При этих словах Раевские обмениваются недоумёнными взглядами и с удивлением смотрят на сумасбродного родственника – они явно не давали ему такой клятвы.
Но Луков с готовностью поднимает правую руку, как при принесении судебной присяги и начинает повторять за Кенингсоном слова необычной клятвы. Всё это выглядит довольно забавно и походит на детскую игру в бойскаутов, так что заволновавшиеся было за своего протеже Раевские быстро успокаиваются, и даже сами начинают нашёптывать слова романтической клятвы.
Наконец с присягой покончено, и Кенингсон приглашает Лукова подняться с ним на второй этаж. Здесь, в соседней с кабинетом хозяина просторной зале устроен домашний археологический музей. Посещение «святилища» оказывается тоже является частью обязательного ритуала, который Лукову необходимо пройти, прежде чем ему позволят в качестве наблюдателя посетить заседание элитарного клуба…
Одиссей с большим интересом рассматривал многочисленные артефакты, которыми была полна небольшая комната. Он был приятно удивлён богатству коллекции ташкентского археолога-любителя.
В это время Адольф Карлович увлечённо рассказывал о погребальных традициях народов Туркестана и сопредельных с ним стран.
– Зороастрийцы, которые преклонялись перед огнем, и не хотели осквернять его мертвой плотью, оставляли трупы своих умерших собратьев в каком-либо пустынном месте, к примеру на каменистых склонах, где их пожирали птицы-стервятники и питающиеся падалью звери. Для зороастрийцев было важно, чтобы мертвое тело, оставленное на съедение птицам и зверям, не соприкасалось с землей, водой и благородными растениями. Обглоданные, обветренные, высушенные солнцем кости собирали и хоронили так же, как в обрядах индоарийцев…
У иранцев – последователей маздаистского культа, была практика строительства особых похоронных башен, прозванных «башнями молчания». Снаружи они имели прямую цилиндрическую форму с колодцем посредине. Три концентрических круга углублений внутри башни предназначались для раздельного положения умерших: первый круг углублений – для мужчин, второй – для женщин, последний – для детей. Умерших, раздетых догола, клали в углубления, и спустя некоторое время, когда стервятники делали свое дело, обглоданные ими кости падали на дно колодца. Современные последователи маздаизма – парсы до сих пор хоронят своих умерших в подобных башнях-дакмах. А вот это одна из моих последних находок…
Кенингсон протянул Одиссею керамическую пиалу с отколотым краем, украшенную сложным орнаментом.
– Поглядите, какие великолепные арабески! Узбекские гончары с удовольствием копировали то, что привозили купцы с Ближнего Востока, Китая и Индии. Вряд ли эта вещь принадлежа простому крестьянину.

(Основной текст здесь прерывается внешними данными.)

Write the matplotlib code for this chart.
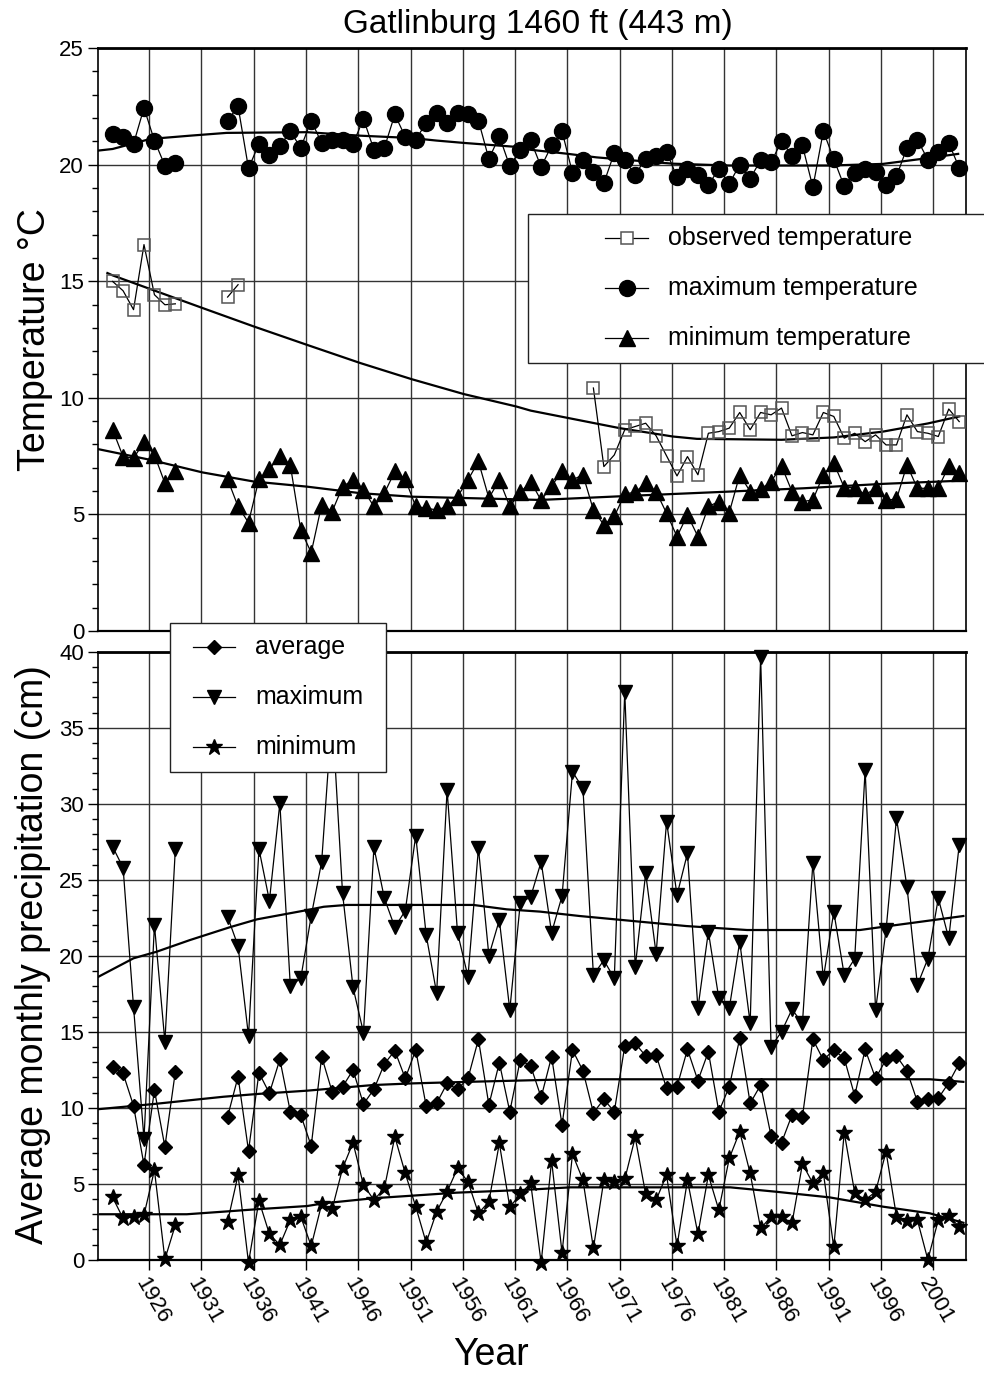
import numpy as np
import matplotlib.pyplot as plt
from matplotlib.lines import Line2D
from matplotlib.patches import Rectangle
from matplotlib.ticker import MultipleLocator

plt.rcParams['font.family'] = ['Liberation Sans', 'DejaVu Sans']

nan = np.nan
years = np.arange(1922, 2004)
gap = [nan] * 4  # 1929-1932 sin datos

# Temperatura (°C)
t_max = [21.33, 21.19, 20.89, 22.43, 21.03, 19.96, 20.09] + gap + [
    21.89, 22.5, 19.84, 20.89, 20.43, 20.79, 21.43, 20.72, 21.89, 20.92,
    21.07, 21.07, 20.89, 21.96, 20.64, 20.72, 22.15, 21.19, 21.07, 21.79,
    22.22, 21.79, 22.22, 22.15, 21.89, 20.24, 21.22, 19.93, 20.64, 21.04,
    19.9, 20.82, 21.43, 19.64, 20.19, 19.67, 19.21, 20.5, 20.19, 19.57,
    20.26, 20.36, 20.54, 19.47, 19.79, 19.57, 19.11, 19.83, 19.18, 20.0,
    19.4, 20.19, 20.1, 21.0, 20.39, 20.82, 19.03, 21.43, 20.24, 19.07,
    19.64, 19.81, 19.67, 19.14, 19.5, 20.72, 21.07, 20.21, 20.54, 20.93,
    19.86]
t_obs = [14.99, 14.59, 13.78, 16.57, 14.42, 13.99, 14.03] + gap + [14.32, 14.85] + [nan] * 33 + [
    10.42, 7.05, 7.55, 8.63, 8.77, 8.91, 8.37, 7.51, 6.65, 7.48,
    6.7, 8.48, 8.55, 8.7, 9.37, 8.63, 9.37, 9.27, 9.56, 8.37,
    8.51, 8.41, 9.37, 9.2, 8.27, 8.48, 8.12, 8.41, 7.98, 7.98,
    9.27, 8.55, 8.48, 8.34, 9.52, 8.98]
t_min = [8.63, 7.48, 7.41, 8.1, 7.55, 6.34, 6.84] + gap + [
    6.51, 5.34, 4.65, 6.51, 6.94, 7.51, 7.12, 4.33, 3.36, 5.41,
    5.12, 6.19, 6.48, 6.05, 5.34, 5.91, 6.84, 6.51, 5.34, 5.27,
    5.19, 5.34, 5.76, 6.48, 7.27, 5.7, 6.48, 5.34, 5.94, 6.41,
    5.6, 6.22, 6.84, 6.48, 6.7, 5.19, 4.55, 4.91, 5.88, 5.95,
    6.34, 5.98, 5.05, 4.05, 4.98, 4.05, 5.34, 5.55, 5.08, 6.7,
    5.98, 6.08, 6.41, 7.08, 5.98, 5.55, 5.62, 6.7, 7.2, 6.15,
    6.15, 5.84, 6.12, 5.62, 5.65, 7.12, 6.12, 6.12, 6.12, 7.08,
    6.77]

# Precipitacion mensual (cm)
p_avg = [12.7, 12.26, 10.13, 6.23, 11.16, 7.43, 12.37] + gap + [
    9.41, 12.04, 7.17, 12.3, 10.95, 13.18, 9.74, 9.52, 7.48, 13.36,
    11.05, 11.38, 12.48, 10.24, 11.21, 12.88, 13.75, 11.93, 13.8, 10.11,
    10.29, 11.6, 11.21, 11.93, 14.5, 10.18, 12.96, 9.74, 13.14, 12.74,
    10.68, 13.36, 8.86, 13.8, 12.43, 9.67, 10.55, 9.74, 14.06, 14.24,
    13.4, 13.47, 11.27, 11.38, 13.84, 11.78, 13.68, 9.74, 11.38, 14.56,
    10.29, 11.49, 8.14, 7.7, 9.52, 9.41, 14.5, 13.14, 13.8, 13.25,
    10.79, 13.84, 11.93, 13.18, 13.4, 12.43, 10.39, 10.55, 10.62, 11.64,
    12.92]
p_max = [27.17, 25.79, 16.64, 7.94, 22.02, 14.34, 27.02] + gap + [
    22.57, 20.64, 14.72, 27.02, 23.62, 30.03, 18.01, 18.51, 22.61, 26.18,
    36.0, 24.1, 17.92, 14.94, 27.13, 23.78, 21.87, 22.96, 27.9, 21.36,
    17.53, 30.9, 21.51, 18.62, 27.07, 20.0, 22.35, 16.43, 23.45, 23.88,
    26.18, 21.51, 23.93, 32.1, 31.01, 18.73, 19.7, 18.51, 37.37, 19.24,
    25.42, 20.13, 28.82, 23.99, 26.74, 16.54, 21.58, 17.2, 16.54, 20.92,
    15.55, 39.67, 14.01, 15.0, 16.47, 15.55, 26.12, 18.51, 22.89, 18.73,
    19.8, 32.22, 16.43, 21.69, 29.04, 24.54, 18.07, 19.8, 23.78, 21.14,
    27.28]
p_min = [4.1, 2.72, 2.83, 2.94, 5.9, 0.03, 2.28] + gap + [
    2.5, 5.57, -0.2, 3.88, 1.69, 0.97, 2.61, 2.83, 0.9, 3.66,
    3.32, 6.01, 7.7, 4.91, 3.93, 4.7, 8.09, 5.68, 3.49, 1.12,
    3.16, 4.47, 6.01, 5.13, 3.05, 3.82, 7.66, 3.45, 4.32, 5.03,
    -0.2, 6.51, 0.46, 6.95, 5.24, 0.75, 5.24, 5.13, 5.29, 8.05,
    4.32, 3.93, 5.57, 0.9, 5.24, 1.69, 5.57, 3.27, 6.67, 8.42,
    5.68, 2.06, 2.83, 2.83, 2.39, 6.3, 5.03, 5.72, 0.81, 8.36,
    4.41, 3.93, 4.47, 7.11, 2.83, 2.57, 2.61, 0.0, 2.61, 2.87,
    2.17]

# Curvas de tendencia (año, valor)
tr_tmax_x = [1920.6, 1922, 1925.6, 1929.4, 1932.9, 1940.6, 1945.7, 1950.6, 1953, 1955.6,
             1960.6, 1961.9, 1965.4, 1968.3, 1971.5, 1975.6, 1981, 1990.6, 1995.7, 2000.2, 2002.9]
tr_tmax_y = [20.6, 20.67, 21.1, 21.24, 21.36, 21.39, 21.24, 21.14, 21.03, 20.93,
             20.76, 20.64, 20.47, 20.31, 20.19, 20.04, 19.96, 19.96, 20.03, 20.29, 20.46]
tr_tobs_x = [1921.5, 1922, 1930.6, 1935.5, 1940.6, 1945.7, 1950.6, 1955.6, 1960.6, 1962,
             1970.5, 1975.6, 1977.9, 1986, 1991, 1995.7, 2000, 2003]
tr_tobs_y = [15.35, 15.25, 13.85, 13.06, 12.27, 11.49, 10.8, 10.16, 9.63, 9.45,
             8.7, 8.34, 8.24, 8.2, 8.3, 8.55, 8.9, 9.2]
tr_tmin_x = [1920.6, 1925.6, 1930.6, 1935.5, 1940.6, 1945.7, 1950.6, 1962.9, 1971.2, 1981.1,
             1988.1, 1995.7, 2003.4]
tr_tmin_y = [7.8, 7.34, 6.8, 6.41, 6.19, 5.91, 5.76, 5.62, 5.79, 5.98, 6.12, 6.31, 6.45]

tr_pavg_x = [1920.6, 1925.9, 1932.6, 1935.8, 1940.6, 1946.9, 1950.7, 1956.5, 1962.9, 1965.8,
             2000.2, 2003.4]
tr_pavg_y = [9.9, 10.24, 10.72, 10.9, 11.12, 11.49, 11.6, 11.71, 11.82, 11.87, 11.87, 11.7]
tr_pmax_x = [1920.6, 1924, 1926.2, 1929.4, 1933.2, 1935.8, 1940.6, 1942.2, 1944.4, 1956.5,
             1959.7, 1962.9, 1966.7, 1971.5, 1976.9, 1982.7, 1993.5, 1997, 2003.4]
tr_pmax_y = [18.6, 19.83, 20.26, 21.03, 21.87, 22.39, 23.0, 23.22, 23.34, 23.34,
             23.05, 22.9, 22.61, 22.3, 21.95, 21.69, 21.69, 22.02, 22.61]
tr_pmin_x = [1920.8, 1929.1, 1932.6, 1935.8, 1940.6, 1942.2, 1946.9, 1951.7, 1954.9, 1961.3,
             1965.8, 1981.1, 1985.5, 1990.6, 1995.7, 2000.2, 2003.4]
tr_pmin_y = [2.99, 2.99, 3.16, 3.32, 3.53, 3.71, 4.04, 4.26, 4.41, 4.59,
             4.76, 4.76, 4.47, 4.1, 3.49, 3.05, 2.43]

tick_years = np.arange(1925.5, 2001, 5)
tick_labels = [str(int(t + 0.5)) for t in tick_years]

# ---------------------------------------------------------------
W, H = 984, 1374
fig = plt.figure(figsize=(W / 100, H / 100), dpi=100)


def fx(px):
    return px / W


def fy(py):
    return 1 - py / H


ax1 = fig.add_axes([fx(98), fy(631), (966 - 98) / W, (631 - 48) / H])
ax2 = fig.add_axes([fx(98), fy(1259.7), (966 - 98) / W, (1259.7 - 651.7) / H])

line_kw = dict(color='black', lw=0.9, clip_on=False, zorder=3)
trend_kw = dict(color='black', lw=1.6, zorder=2)

# panel superior
ax1.plot(tr_tmax_x, tr_tmax_y, **trend_kw)
ax1.plot(tr_tobs_x, tr_tobs_y, **trend_kw)
ax1.plot(tr_tmin_x, tr_tmin_y, **trend_kw)
ax1.plot(years, t_obs, marker='s', ms=9, mfc='none', mec='#555555', mew=1.1, **line_kw)
ax1.plot(years, t_max, marker='o', ms=11.5, mfc='black', mec='black', **line_kw)
ax1.plot(years, t_min, marker='^', ms=11, mfc='black', mec='black', **line_kw)

# panel inferior
ax2.plot(tr_pavg_x, tr_pavg_y, **trend_kw)
ax2.plot(tr_pmax_x, tr_pmax_y, **trend_kw)
ax2.plot(tr_pmin_x, tr_pmin_y, **trend_kw)
ax2.plot(years, p_avg, marker='D', ms=7, mfc='black', mec='black', **line_kw)
ax2.plot(years, p_max, marker='v', ms=10.5, mfc='black', mec='black', **line_kw)
ax2.plot(years, p_min, marker='*', ms=12, mfc='black', mec='black', **line_kw)

for ax, top, step in [(ax1, 25, 5), (ax2, 40, 5)]:
    ax.set_xlim(1920.6, 2003.65)
    ax.set_ylim(0, top)
    ax.yaxis.set_major_locator(MultipleLocator(step))
    ax.yaxis.set_minor_locator(MultipleLocator(1))
    ax.set_xticks(tick_years)
    ax.grid(True, which='major', color='#333333', lw=1.0, zorder=0)
    ax.set_axisbelow(True)
    ax.tick_params(axis='y', which='major', direction='out', length=7, width=1,
                   labelsize=16, pad=3)
    ax.tick_params(axis='y', which='minor', direction='out', length=4, width=1)
    ax.spines['top'].set_linewidth(2.0)
    ax.spines['bottom'].set_linewidth(1.6)
    ax.spines['left'].set_linewidth(1.2)
    ax.spines['right'].set_linewidth(1.2)

ax1.tick_params(axis='x', length=0, labelbottom=False)
ax2.tick_params(axis='x', direction='out', length=7, width=1, pad=3)
ax2.set_xticklabels(tick_labels, rotation=-60, ha='left', va='top',
                    rotation_mode='anchor', fontsize=16)

# textos
fig.text(fx(538), fy(24), 'Gatlinburg 1460 ft (443 m)', fontsize=24, ha='center', va='center')
fig.text(fx(35), fy(340), 'Temperature °C', fontsize=27, rotation=90, ha='center', va='center')
fig.text(fx(33), fy(955), 'Average monthly precipitation (cm)', fontsize=27,
         rotation=90, ha='center', va='center')
fig.text(fx(491), fy(1355), 'Year', fontsize=27, ha='center', va='center')


# leyendas dibujadas a mano
def legend_box(x0, y0, x1, y1, lx0, lx1, tx, rows):
    fig.add_artist(Rectangle((fx(x0), fy(y1)), (x1 - x0) / W, (y1 - y0) / H,
                             transform=fig.transFigure, facecolor='white',
                             edgecolor='#222222', lw=1.0, zorder=5))
    for py, label, mk in rows:
        fig.add_artist(Line2D([fx(lx0), fx(lx1)], [fy(py), fy(py)], transform=fig.transFigure,
                              color='black', lw=0.9, zorder=6))
        fig.add_artist(Line2D([fx((lx0 + lx1) / 2)], [fy(py)], transform=fig.transFigure,
                              lw=0, zorder=6, **mk))
        fig.text(fx(tx), fy(py), label, fontsize=18, ha='left', va='center', zorder=7)


legend_box(528, 214, 1000, 363, 605, 648, 668, [
    (238, 'observed temperature', dict(marker='s', ms=9, mfc='white', mec='#555555', mew=1.1)),
    (288, 'maximum temperature', dict(marker='o', ms=11.5, mfc='black', mec='black')),
    (338, 'minimum temperature', dict(marker='^', ms=11, mfc='black', mec='black')),
])
legend_box(170, 623, 386, 772, 193, 235, 255, [
    (647, 'average', dict(marker='D', ms=7, mfc='black', mec='black')),
    (697, 'maximum', dict(marker='v', ms=10.5, mfc='black', mec='black')),
    (747, 'minimum', dict(marker='*', ms=12, mfc='black', mec='black')),
])

fig.savefig('out.png', dpi=100)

– Ой, какая прелесть! – Елена Модестовна протянула руку к красивой чашке.
Не меняя интонации, Кенингсон пояснил:
– Я предполагаю, что в том месте, где я её нашёл, могло находиться кладбище для людей, умерших от проказы.
Женщина мгновенно отдёрнула руку так, словно обожглась.
Тогда Кенингсон радостно предложил свою находку для осмотра её мужу, но тот тоже отшатнулся.
– Лично я не намерен к ней прикасаться! – ошеломлённо пролепетал Владимир Дмитриевич. – Даже интерес к чужим нравам и обычаям не вынудит меня трогать эту кошмарную миску.
Раевские дружно попятилась от страшной вещи.
Хозяин дома укоризненно покачал головой и поцокал языком в их сторону, после чего с надеждой обратился к Лукову:
– Но вы то должны оценить громадность события! Кладбище прокажённых! Представляете?! Такого никто из учёных ещё не описывал. Это может быть серьёзное открытие.
Кенингсоном протянул чашку Лукову. Одиссей заколебался. Затем потянулся за чашкой.
– Осторожно! – попыталась остановить его Елена Модестовна.
– Не делайте этого, несчастный! – присоединил свой голос Владимир Дмитриевич.
Но было уже поздно. Не без внутреннего содрогания, Одиссей взял чашку. В этот момент довольный собеседник, как бы между прочим, заметил:
– Говорят, споры проказы живут сотни лет на вещах своих умерших хозяев… Впрочем, мы то с вами учёные! Разве могут нас заботить такие пустяки, когда мы держим в руках подобные сокровища прошлого. Вы только всмотритесь в эти узоры, их нанёс большой мастер. А какая форма!